The story begins with a post-coital conversation. There are cigarettes on a windowsill,  a cold rain outside, gleaming lights below, and French existentialist text thrown at a very cynical head. The couple talk about death, about having died--the man seems to be an expert on the subject. But he claims not to be talking about the scars that cover his chest, but rather about a different, more frequent kind of death--a death that comes two or three times a week, and threatens every night during sleep. He's a tough guy, so he'd never admit it, but he's talking poetry--the minimalist metaphorical imagism of the hard-boiled detective, which is exactly what he is, a popular fictional hero being exhumed from the grave in these very pages by his reluctant but virtuosic creator, at the behest of a demanding public. The woman in the bed, for her part, has no idea of the game being played between author and reader, but she recognizes the poetic riff for exactly what it represents within this story, within this room, between these two lovers: it's an act of sidestepping, an avoidance of a painful memory, a refusal of intimacy. She turns away, displaying her round bottom to the eyes and mind of the detective, where it rhymes with the glow of the streetlamps on the trees below. But even with her back turned, she plays along with his verbal game, hoping to draw him out.  But the game doesn't work for either of them: she eventually bursts into tears, from grief at having fallen in love with such a hard case; he tries to comfort her with a funny face, but what appears is only a grimace, a contorted rictus, proof that he is no longer capable of tender emotions: he is, after all, a dead man.

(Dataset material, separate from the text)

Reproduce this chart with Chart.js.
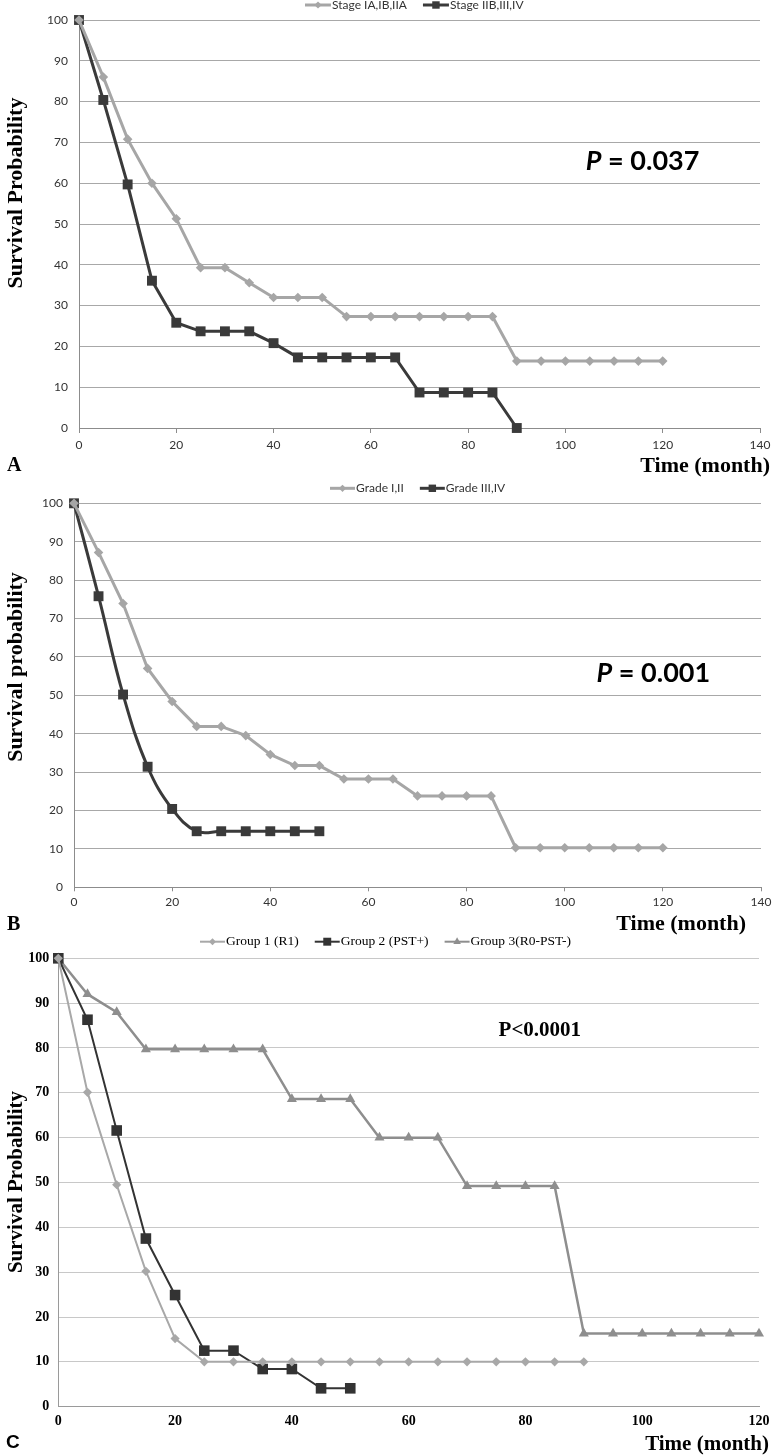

So begins the first chapter of Regreso a la misma ciudad y bajo la lluvia, by Paco Ignacio Taibo II, (or PIT II, as he signs himself in at the end of his preface, where he reveals his very commercial reasons for bringing his detective back to life.)  The novel was originally published in 1989, and the edition I picked up is the 2012 reprint of the 2007 reissue, which I guess indicates that this book is becoming some kind of classic. I bought a copy in the little bookstore in the doorway of the Museo de San Pedro in Puebla, where I went looking for a catalog for the Neo Mexicanism show upstairs. But the bookstore turned out to be an independent operation, not an Exit Through the Gift Shop kind of place, so I started looking for a book I might actually read. A Mexican detective novel? Apparently a minor classic? I'll give it a try.

When I got back to Milwaukee and started to read it, I found it was tantalizingly just beyond my reach. Or to be exact, its Spanish was within my reading skills--if I wanted to study it.  But I wanted to enjoy it--the way I've enjoyed the books of Dashiell Hammett, James L. Cain, Raymond Chandler and Richard Stark. So I checked on amazon.com and found that there was an English version: Return To The Same City, translation by Laura Dail, 1996. Used copies were available.  I found a place that was selling the translation for $0.01 with a $3.99 shipping fee. So I bought my one-cent book for four dollars and waited waited 10 days for the ultra low-priority shipping.  That's probably the only way an Amazon "Partner" can make a buck. Literally.

Now I'm reading the book very slowly, switching back and forth between el inglés and el español, and using wordreference.com to confirm my suspicions on words like las nalgas.

But the point of this post is the virtuosity of the first scene. The author opens the novel in a way that firmly establishes the qualities of his hard-boiled hero (virility, wit, sexiness, toughness, a damaged soul), simultaneously addresses and deflects the narrative challenge of bringing a character back from the dead,  and suggests wells of deep emotion just below the surface of a story constructed out of conventional tropes. Well-played, PIT II!